WHAT THIS TASK INVOLVES: Leave the pictures out and copy exactly the lines from the line containing "Write a Python" to the line containing "from matplotlib.patches import Rectangle", both lines included.

DATA FOR THIS EXERCISE:

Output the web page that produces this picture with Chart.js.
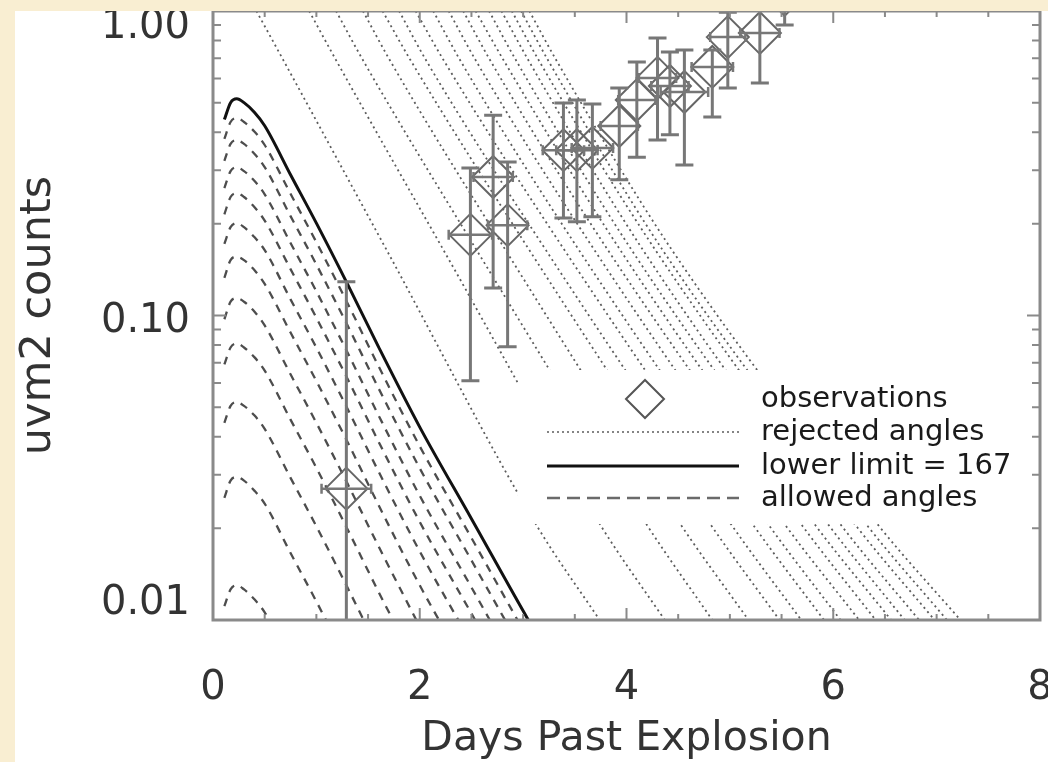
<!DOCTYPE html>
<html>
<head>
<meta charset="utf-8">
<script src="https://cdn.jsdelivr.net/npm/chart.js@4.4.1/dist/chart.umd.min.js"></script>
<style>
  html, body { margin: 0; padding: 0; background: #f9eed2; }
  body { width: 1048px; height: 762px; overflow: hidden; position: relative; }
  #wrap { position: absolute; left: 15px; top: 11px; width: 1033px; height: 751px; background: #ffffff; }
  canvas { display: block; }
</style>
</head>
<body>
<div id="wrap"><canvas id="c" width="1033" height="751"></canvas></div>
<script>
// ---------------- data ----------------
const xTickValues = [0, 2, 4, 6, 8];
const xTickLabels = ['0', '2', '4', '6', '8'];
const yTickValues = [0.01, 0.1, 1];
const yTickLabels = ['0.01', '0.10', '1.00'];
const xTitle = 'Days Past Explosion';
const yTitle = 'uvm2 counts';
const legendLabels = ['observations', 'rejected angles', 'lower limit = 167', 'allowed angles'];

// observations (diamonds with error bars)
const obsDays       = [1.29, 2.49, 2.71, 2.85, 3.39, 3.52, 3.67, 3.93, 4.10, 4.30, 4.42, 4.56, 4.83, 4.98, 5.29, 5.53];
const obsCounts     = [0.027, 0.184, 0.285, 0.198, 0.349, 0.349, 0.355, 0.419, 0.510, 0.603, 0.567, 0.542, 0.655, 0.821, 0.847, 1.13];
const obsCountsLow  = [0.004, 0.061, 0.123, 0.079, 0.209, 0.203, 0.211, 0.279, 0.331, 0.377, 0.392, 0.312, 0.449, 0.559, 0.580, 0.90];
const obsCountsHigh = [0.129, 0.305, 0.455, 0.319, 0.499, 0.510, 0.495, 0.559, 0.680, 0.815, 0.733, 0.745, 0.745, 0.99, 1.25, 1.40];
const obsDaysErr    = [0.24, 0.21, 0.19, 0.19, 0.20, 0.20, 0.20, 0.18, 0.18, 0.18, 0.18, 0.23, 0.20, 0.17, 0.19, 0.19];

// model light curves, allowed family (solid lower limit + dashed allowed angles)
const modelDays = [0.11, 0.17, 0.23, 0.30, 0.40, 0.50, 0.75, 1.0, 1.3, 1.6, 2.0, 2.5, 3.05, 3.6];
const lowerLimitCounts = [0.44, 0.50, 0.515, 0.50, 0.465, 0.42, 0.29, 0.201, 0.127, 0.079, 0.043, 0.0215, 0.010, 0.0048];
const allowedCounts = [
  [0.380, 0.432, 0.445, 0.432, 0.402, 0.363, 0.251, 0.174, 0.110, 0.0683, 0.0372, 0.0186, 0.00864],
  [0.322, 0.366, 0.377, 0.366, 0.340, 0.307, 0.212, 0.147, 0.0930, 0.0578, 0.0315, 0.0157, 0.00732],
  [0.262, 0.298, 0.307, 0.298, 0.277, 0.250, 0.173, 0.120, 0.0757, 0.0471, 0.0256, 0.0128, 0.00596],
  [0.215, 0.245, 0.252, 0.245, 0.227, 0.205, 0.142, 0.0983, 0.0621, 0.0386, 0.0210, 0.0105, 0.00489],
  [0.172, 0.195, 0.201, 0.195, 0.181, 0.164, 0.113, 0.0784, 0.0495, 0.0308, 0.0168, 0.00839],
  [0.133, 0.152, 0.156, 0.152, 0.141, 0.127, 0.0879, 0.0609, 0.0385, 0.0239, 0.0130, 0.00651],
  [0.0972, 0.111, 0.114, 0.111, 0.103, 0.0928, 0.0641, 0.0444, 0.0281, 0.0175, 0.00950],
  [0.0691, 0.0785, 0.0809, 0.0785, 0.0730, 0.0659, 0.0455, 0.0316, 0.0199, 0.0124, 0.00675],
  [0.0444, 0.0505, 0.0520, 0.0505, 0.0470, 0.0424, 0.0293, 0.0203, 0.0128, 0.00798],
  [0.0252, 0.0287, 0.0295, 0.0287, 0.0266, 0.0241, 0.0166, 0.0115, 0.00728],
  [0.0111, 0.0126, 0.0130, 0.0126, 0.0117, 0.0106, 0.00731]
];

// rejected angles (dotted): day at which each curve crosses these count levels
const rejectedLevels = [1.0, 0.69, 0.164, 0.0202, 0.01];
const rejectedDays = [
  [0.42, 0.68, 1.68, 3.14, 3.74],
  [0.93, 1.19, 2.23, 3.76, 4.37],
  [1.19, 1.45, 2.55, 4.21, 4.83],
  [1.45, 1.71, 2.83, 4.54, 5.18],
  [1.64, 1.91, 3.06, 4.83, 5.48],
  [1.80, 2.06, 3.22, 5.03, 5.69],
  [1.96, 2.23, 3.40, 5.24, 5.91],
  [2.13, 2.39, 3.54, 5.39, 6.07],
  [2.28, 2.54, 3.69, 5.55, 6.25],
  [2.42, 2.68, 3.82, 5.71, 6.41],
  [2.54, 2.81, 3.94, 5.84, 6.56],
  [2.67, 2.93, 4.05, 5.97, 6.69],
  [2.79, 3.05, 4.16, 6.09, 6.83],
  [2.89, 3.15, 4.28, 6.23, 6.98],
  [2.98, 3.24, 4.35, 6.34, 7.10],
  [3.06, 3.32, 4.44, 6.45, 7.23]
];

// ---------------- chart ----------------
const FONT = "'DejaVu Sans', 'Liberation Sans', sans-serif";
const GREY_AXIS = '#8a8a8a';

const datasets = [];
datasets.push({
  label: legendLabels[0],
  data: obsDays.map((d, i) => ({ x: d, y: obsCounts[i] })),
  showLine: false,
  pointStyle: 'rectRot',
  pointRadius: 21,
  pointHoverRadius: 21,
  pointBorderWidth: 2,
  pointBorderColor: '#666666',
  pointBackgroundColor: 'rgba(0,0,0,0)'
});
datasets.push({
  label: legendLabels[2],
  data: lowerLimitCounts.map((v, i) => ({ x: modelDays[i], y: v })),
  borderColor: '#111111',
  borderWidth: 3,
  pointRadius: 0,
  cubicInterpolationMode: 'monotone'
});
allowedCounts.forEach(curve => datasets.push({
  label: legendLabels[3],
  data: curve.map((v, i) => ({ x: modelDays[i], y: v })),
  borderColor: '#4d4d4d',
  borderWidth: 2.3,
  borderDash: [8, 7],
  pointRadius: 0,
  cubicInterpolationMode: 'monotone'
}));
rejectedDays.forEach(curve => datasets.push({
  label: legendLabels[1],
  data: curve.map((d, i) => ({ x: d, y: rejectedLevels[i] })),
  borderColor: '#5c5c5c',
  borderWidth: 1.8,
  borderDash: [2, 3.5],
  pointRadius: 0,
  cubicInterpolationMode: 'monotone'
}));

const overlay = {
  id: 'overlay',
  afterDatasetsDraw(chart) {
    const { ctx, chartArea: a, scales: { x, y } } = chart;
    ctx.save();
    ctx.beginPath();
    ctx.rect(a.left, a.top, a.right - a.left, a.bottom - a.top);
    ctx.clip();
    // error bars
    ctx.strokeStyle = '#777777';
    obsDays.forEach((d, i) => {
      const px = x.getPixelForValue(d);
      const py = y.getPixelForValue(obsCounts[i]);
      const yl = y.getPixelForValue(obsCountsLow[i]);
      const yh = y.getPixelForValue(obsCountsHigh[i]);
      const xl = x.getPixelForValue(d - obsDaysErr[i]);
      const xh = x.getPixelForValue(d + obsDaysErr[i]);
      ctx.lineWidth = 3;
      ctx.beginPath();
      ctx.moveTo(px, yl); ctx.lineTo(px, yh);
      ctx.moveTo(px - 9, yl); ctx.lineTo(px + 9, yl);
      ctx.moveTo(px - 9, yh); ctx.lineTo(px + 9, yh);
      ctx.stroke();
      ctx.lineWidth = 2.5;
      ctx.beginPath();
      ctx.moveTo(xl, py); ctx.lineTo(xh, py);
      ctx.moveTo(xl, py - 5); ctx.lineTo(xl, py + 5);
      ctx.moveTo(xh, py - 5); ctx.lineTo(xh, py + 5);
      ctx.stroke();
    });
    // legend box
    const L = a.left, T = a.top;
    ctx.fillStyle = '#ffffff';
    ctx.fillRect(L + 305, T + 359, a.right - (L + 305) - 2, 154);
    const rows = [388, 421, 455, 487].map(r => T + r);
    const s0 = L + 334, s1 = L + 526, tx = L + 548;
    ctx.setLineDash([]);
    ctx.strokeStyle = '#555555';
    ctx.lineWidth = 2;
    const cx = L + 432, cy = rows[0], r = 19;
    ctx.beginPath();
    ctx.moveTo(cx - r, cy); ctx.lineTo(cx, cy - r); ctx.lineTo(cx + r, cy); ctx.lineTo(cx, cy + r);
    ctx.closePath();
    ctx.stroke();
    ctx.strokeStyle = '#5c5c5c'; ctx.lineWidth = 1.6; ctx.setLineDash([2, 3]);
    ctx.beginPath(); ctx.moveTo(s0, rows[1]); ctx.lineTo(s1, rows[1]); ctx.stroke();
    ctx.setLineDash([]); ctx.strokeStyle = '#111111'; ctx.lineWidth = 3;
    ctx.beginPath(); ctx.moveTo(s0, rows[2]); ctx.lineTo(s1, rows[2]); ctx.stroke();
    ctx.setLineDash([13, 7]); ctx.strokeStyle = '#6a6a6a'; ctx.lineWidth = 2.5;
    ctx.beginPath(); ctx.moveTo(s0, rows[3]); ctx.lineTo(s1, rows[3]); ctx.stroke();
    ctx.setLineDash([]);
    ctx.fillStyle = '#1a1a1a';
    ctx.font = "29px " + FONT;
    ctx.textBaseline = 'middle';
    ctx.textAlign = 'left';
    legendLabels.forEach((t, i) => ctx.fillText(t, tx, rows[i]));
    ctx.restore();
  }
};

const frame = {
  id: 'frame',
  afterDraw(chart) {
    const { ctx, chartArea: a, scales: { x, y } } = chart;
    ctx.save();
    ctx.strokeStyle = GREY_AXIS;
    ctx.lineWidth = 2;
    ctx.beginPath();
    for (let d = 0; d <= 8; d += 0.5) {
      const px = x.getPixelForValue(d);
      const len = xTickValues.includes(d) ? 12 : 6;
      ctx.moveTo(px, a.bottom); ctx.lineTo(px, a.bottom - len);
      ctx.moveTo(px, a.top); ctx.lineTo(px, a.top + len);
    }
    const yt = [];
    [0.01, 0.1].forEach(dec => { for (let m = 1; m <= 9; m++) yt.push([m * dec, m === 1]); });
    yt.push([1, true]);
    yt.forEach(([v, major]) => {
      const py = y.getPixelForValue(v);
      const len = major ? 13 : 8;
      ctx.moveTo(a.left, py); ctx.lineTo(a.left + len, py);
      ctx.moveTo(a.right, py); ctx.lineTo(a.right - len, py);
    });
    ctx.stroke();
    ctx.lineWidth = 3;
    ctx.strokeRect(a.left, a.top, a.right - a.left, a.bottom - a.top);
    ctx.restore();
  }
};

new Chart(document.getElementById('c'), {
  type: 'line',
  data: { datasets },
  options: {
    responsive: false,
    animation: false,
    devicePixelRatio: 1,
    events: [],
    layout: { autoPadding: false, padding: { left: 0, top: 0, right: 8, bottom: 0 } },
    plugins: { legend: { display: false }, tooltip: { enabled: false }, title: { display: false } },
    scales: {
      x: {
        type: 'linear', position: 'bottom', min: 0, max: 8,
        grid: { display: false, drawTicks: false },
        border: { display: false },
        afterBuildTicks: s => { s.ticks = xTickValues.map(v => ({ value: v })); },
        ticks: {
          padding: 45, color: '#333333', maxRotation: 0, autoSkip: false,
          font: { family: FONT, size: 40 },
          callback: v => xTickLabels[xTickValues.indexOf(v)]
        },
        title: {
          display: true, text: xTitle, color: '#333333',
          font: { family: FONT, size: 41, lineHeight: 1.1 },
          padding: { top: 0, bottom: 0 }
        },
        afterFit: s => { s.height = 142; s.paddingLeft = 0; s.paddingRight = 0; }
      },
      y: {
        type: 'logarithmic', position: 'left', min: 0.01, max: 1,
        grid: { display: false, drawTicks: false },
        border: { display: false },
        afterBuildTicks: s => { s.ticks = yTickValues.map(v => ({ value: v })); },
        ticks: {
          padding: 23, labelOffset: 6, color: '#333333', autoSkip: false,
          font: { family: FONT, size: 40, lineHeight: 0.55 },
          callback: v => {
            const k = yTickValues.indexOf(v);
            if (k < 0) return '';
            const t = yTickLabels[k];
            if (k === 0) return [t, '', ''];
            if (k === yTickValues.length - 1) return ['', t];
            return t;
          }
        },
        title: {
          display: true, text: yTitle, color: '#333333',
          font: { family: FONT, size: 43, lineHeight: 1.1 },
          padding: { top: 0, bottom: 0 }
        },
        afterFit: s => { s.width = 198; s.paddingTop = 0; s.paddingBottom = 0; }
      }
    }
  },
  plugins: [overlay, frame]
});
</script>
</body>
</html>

==

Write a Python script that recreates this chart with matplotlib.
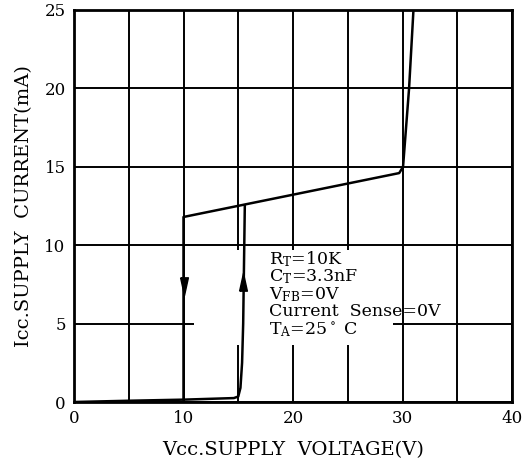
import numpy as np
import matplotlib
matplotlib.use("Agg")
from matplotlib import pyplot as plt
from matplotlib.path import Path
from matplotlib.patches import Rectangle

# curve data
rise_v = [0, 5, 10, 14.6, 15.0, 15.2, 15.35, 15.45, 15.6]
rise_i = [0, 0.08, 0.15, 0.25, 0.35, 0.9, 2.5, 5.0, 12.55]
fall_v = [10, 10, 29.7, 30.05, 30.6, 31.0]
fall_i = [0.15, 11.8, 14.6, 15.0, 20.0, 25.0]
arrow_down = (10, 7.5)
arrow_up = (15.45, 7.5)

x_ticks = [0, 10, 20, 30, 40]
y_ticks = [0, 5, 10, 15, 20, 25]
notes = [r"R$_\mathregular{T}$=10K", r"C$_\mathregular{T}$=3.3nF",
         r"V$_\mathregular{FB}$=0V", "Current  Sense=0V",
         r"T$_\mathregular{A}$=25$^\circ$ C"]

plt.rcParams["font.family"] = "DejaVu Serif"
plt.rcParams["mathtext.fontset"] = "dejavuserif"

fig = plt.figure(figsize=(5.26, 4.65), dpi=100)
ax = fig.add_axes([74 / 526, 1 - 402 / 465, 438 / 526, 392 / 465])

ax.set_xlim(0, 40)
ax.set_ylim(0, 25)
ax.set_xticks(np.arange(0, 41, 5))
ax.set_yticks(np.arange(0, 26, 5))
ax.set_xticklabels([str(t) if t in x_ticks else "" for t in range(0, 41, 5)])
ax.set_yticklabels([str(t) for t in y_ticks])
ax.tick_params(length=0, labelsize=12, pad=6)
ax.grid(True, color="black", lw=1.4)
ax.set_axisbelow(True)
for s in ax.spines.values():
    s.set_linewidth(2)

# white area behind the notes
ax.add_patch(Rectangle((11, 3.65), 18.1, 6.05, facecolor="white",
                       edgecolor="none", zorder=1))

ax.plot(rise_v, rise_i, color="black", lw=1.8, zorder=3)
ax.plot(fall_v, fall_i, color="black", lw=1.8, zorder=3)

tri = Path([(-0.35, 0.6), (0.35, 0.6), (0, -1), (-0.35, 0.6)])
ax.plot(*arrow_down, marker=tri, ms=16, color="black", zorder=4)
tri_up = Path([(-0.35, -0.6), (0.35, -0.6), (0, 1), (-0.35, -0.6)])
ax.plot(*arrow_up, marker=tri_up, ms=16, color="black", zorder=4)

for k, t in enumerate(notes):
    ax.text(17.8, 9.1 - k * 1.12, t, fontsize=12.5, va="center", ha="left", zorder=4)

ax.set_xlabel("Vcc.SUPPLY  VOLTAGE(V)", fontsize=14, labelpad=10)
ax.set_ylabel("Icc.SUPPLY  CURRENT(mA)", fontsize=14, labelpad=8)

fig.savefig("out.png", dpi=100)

...

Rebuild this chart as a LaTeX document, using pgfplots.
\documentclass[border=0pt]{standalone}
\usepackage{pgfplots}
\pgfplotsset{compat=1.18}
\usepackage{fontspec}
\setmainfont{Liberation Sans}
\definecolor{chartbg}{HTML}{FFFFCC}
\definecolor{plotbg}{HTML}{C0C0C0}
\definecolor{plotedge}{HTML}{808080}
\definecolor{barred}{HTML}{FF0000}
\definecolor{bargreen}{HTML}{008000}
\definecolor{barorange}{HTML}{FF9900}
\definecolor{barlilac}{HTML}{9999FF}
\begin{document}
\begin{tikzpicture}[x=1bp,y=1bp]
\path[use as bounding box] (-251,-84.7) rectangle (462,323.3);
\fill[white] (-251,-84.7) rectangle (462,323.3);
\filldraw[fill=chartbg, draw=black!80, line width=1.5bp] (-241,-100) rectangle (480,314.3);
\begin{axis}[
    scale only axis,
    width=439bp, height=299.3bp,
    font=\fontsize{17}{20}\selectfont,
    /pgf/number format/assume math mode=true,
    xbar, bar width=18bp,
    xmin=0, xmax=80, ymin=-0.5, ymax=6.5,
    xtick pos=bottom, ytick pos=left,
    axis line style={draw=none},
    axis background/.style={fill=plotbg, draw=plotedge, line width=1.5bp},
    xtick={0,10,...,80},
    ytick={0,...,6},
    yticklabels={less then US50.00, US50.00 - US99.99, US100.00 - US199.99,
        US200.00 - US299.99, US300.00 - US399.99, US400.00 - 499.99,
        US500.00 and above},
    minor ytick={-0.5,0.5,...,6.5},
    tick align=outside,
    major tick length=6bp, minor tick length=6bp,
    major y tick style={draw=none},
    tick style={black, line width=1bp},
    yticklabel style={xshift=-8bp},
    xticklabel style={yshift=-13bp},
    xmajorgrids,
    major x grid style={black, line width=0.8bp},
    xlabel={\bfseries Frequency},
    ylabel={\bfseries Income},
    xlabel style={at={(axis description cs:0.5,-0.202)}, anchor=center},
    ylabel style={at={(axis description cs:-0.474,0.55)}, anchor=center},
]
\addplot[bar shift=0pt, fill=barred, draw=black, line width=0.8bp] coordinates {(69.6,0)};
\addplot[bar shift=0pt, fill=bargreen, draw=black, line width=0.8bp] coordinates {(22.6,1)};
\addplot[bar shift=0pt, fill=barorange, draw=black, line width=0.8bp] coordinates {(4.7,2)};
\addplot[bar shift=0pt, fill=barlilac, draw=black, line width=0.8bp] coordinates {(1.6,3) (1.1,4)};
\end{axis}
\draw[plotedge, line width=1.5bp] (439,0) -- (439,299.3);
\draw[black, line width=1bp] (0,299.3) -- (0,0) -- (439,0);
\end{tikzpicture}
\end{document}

COMPLETE RESPONSE:
Write a Python script that recreates this chart with matplotlib.
import numpy as np
import matplotlib
matplotlib.use("Agg")
from matplotlib import pyplot as plt
from matplotlib.path import Path
from matplotlib.patches import Rectangle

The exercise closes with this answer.